You can finance a car without interest, but only when the conditions line up. Interest-free car finance exists mainly for new cars because the 0% APR product depends on support from the vehicle manufacturer. If the manufacturer chooses not to subsidise the interest, the offer disappears. Manufacturers offer these 0% APR promotions to stimulate sales of specific new-car models, which is why the deals appear only on selected vehicles and often for a limited time.
The lender still carries financial risk even when APR is 0%, so approval relies heavily on a strong credit score and a positive affordability check. Guides consistently note that 0% car finance is usually reserved for customers with good or excellent credit. Meanwhile, the monthly repayments in a 0% arrangement reduce only the outstanding balance, because no interest is added.
Used cars work differently. Dealers usually cannot absorb the lost interest on second-hand stock, so used vehicles are typically financed with standard-interest products through a lender, while a finance broker helps you compare options and secure competitive rates when 0% APR is not on the table.
Interest-free car finance means you repay the amount you borrow without any interest charge on top. In other words, the APR is set at 0%, so there is no extra interest cost added to the finance agreement. Manufacturers often use 0% APR finance as a marketing tool, funding the missing interest to encourage buyers into specific new models.

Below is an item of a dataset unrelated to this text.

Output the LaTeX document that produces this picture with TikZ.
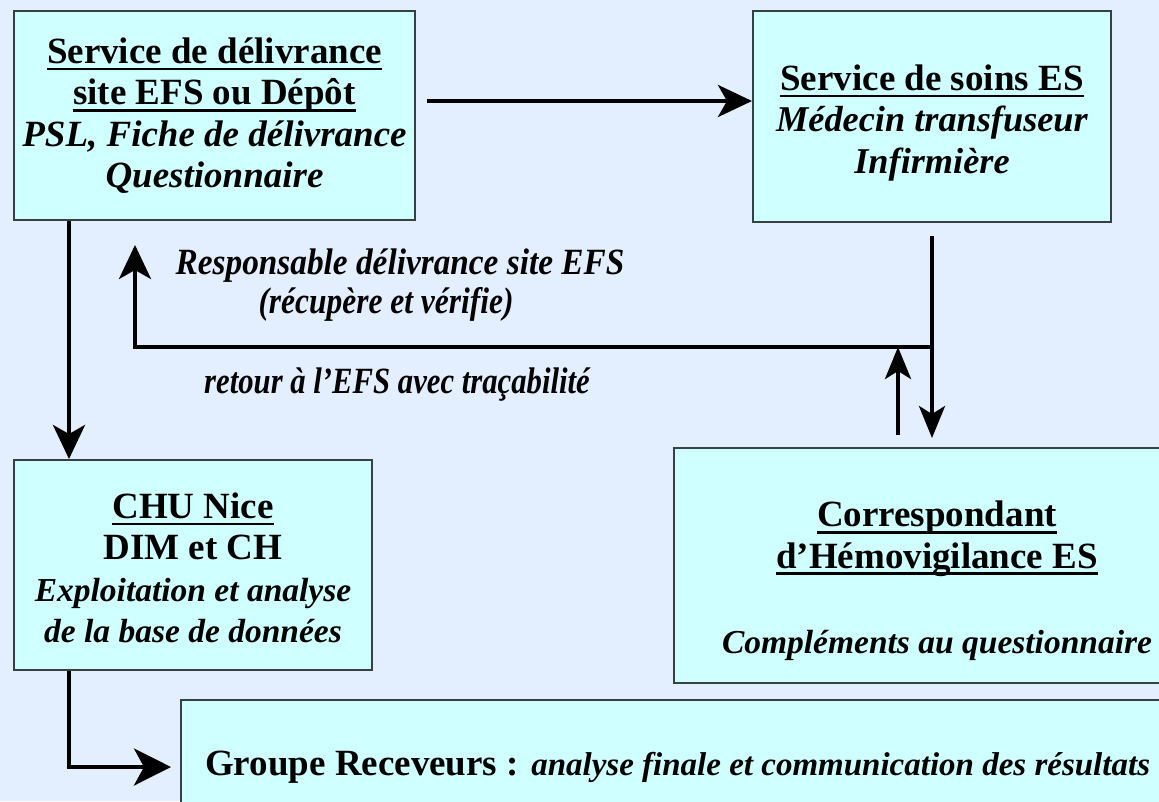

Many people hear “0% APR” and assume there is no cost at all. In reality, you still pay the car’s cash price, your deposit and any extras you choose, such as service plans or accessories. Some deals may also include fees or a higher list price to offset the lack of interest, so the total amount payable can end up similar to, or slightly higher than, the best discounted cash price.
By contrast, standard-interest car finance includes interest in the total amount repaid. That interest is calculated from the interest rate and APR agreed with the lender, which makes the overall cost structure noticeably different from an interest-free deal.
Interest-free car finance and standard-interest car finance share the same basic framework: a deposit, a term and monthly repayments. The major difference lies in how they calculate the total cost. In a standard-interest agreement, the lender’s interest rate feeds into APR and becomes part of the total amount payable. Each monthly repayment covers both some of the capital and some of the interest due over the term.
Interest-free finance removes that interest element. With APR at 0%, each monthly repayment reduces only the outstanding balance, without any extra interest added. For these offers to work, the manufacturer (or occasionally a specialist retailer) absorbs the interest cost, which is why they are tied to selected new-car models and time-limited promotions.
The payment structure emphasises the contrast. Standard-interest products spread both capital and interest across the term, often allowing lower deposits and longer durations. Interest-free deals instead spread only the capital, so they commonly come with higher deposits or shorter terms to manage the lender’s risk, even though the headline APR is 0%.
0% car finance in the UK follows the same legal and regulatory framework as any other regulated motor finance agreement. It is still a consumer credit product, overseen by the Financial Conduct Authority, and lenders must meet the same rules on creditworthiness and affordability. The difference sits in the commercial structure: the APR is set at 0%, and the manufacturer or finance provider funds the missing interest as part of a promotional strategy on selected new cars.
When you apply, the lender assesses your credit score, income and outgoings to check whether the repayments are affordable, exactly as they would for a standard-interest product. Soft-search eligibility tools and affordability checks are common, and they must not be skipped just because APR is 0%.
Monthly repayments under a typical manufacturer-backed 0% deal are straightforward: they reduce the outstanding balance, and in many cases the total amount payable broadly matches the car’s cash price plus any extras and fees agreed in the contract. However, some offers use higher list prices or added fees to recover part of the cost of the promotion, so it is important to compare the total amount payable, not just the APR.
Deposit requirements for 0% deals are often higher, and promotional terms are shorter, reflecting the fact that lenders receive no interest income over the life of the agreement.
Eligibility for 0% car finance is generally tighter than for standard-interest deals. Expert guides agree that these offers are usually reserved for borrowers with good or excellent credit scores, because the lender is not compensated by interest if something goes wrong. Lenders also apply affordability assessments to make sure the repayments fit comfortably within your budget.
Manufacturers and their finance partners typically restrict 0% APR deals to particular new-car models, trims or stock vehicles they want to move quickly. This limited vehicle selection is a common trade-off: you may not find the exact car or specification you had in mind included in the promotion.
Larger deposits are also common on 0% deals, because higher upfront contributions reduce risk for the lender and manufacturer. Combined with shorter terms and strict criteria, this makes interest-free car finance a selective option rather than an everyday product. For most used-car buyers, competitive standard-interest finance arranged directly or through a broker remains the more realistic route. Brokers work with multiple lenders and arrange used-car finance on behalf of customers, providing access to a wider range of options than a single dealer can offer.